Father Zollner said he has been impressed with the skills, commitment and enthusiasm at the seminars he has helped lead through the center and as a member of the Pontifical Commission for the Protection of Minors. The commission, which was established in 2014 to provide resources, guidelines and best practices, has more than a dozen members who raise awareness and advocate firm action around the world.

For example, Father Zollner, Archbishop Charles J. Scicluna of Malta, and Cardinal Sean P. O'Malley of Boston spoke in Mexico City at a congress on child protection in November attended by more than 400 people representing 60 dioceses, 40 religious congregations and more.

The three men offered their insight and experience frankly and directly, he said. "You can be sure it wasn't light to take, this is heavy stuff," he said.

Archbishop Scicluna spent years at the Congregation for the Doctrine of the Faith, handling accusations of clerical sex abuse. He long has insisted that church officials respond to allegations clearly and without creating "a culture of silence or repression."

The center also will host a congress on minors and online abuse, titled "Child Dignity in the Digital World," Oct. 3-6, 2017. Father Zollner said he met with Pope Francis Dec. 21 to tell him about the congress and got "his approval and support."
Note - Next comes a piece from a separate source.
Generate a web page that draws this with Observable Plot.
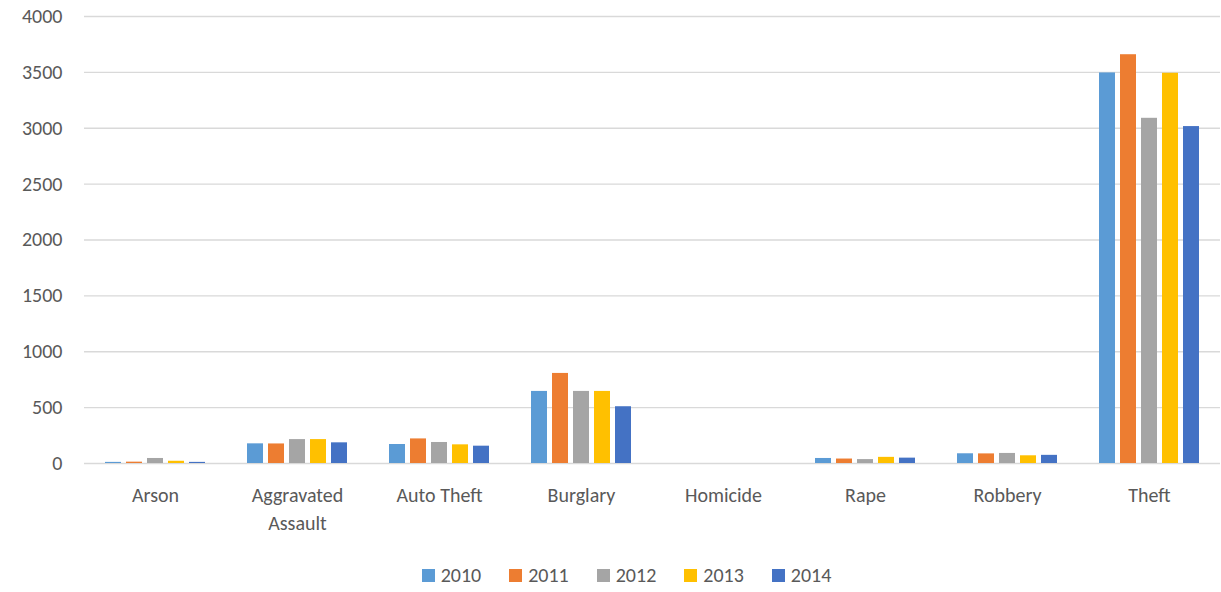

The pope was "moved and shaken" by estimates the priest provided that in India alone it is expected 500 million more people will go online next year and at least half of them will be minors, "exposing them to all kinds of risks we can hardly imagine."

The organizers are inviting software companies, representatives from government and law enforcement, science experts and policymakers to share ideas on protecting minors from abuse online including looking at how young people abuse the internet and each other, for example, through "sextortion" or extorting others with their sexual information or images.

He said he also presented the pope with a proposal that the 2018 Synod of Bishops on youth include the topic of safeguarding children from abuse.

Despite so much progress, Father Zollner told CNS, one lingering obstacle is "to break the silence."

There's a continued reluctance "to verbalize and intervene" in some places when it comes to abuse, he said. In part, people avoid talking about it, he said, because it's such an "uncomfortable topic" and "so repugnant."

However, sometimes the silence also is the fruit of negligence, he said, such as when "I protect my institution first of all and the rest is secondary. I don't listen to the victim. I put the legal adviser and financial interests first" before the human person in need.

While such a response would be wrong everywhere, it especially should not exist for the church, he said.

The other major obstacle, he said, is getting people to realize what is at stake: the lives and future of children and young people who are meant to grow up "having opportunities, be educated, to play, to cry, to be joyful," and not scarred by the trauma of abuse.

So even if abuse, prevention and correction are talked about, the talk risks just being "lip service" if it's not taken seriously or "not really followed up" with concrete help and effort on every church level, like youth programs, pastoral planning, the selection of priests and so on, he said.

It's there that Father Zollner hopes their global alliance will make its impact—getting the church's talented and dedicated members on the ground to work.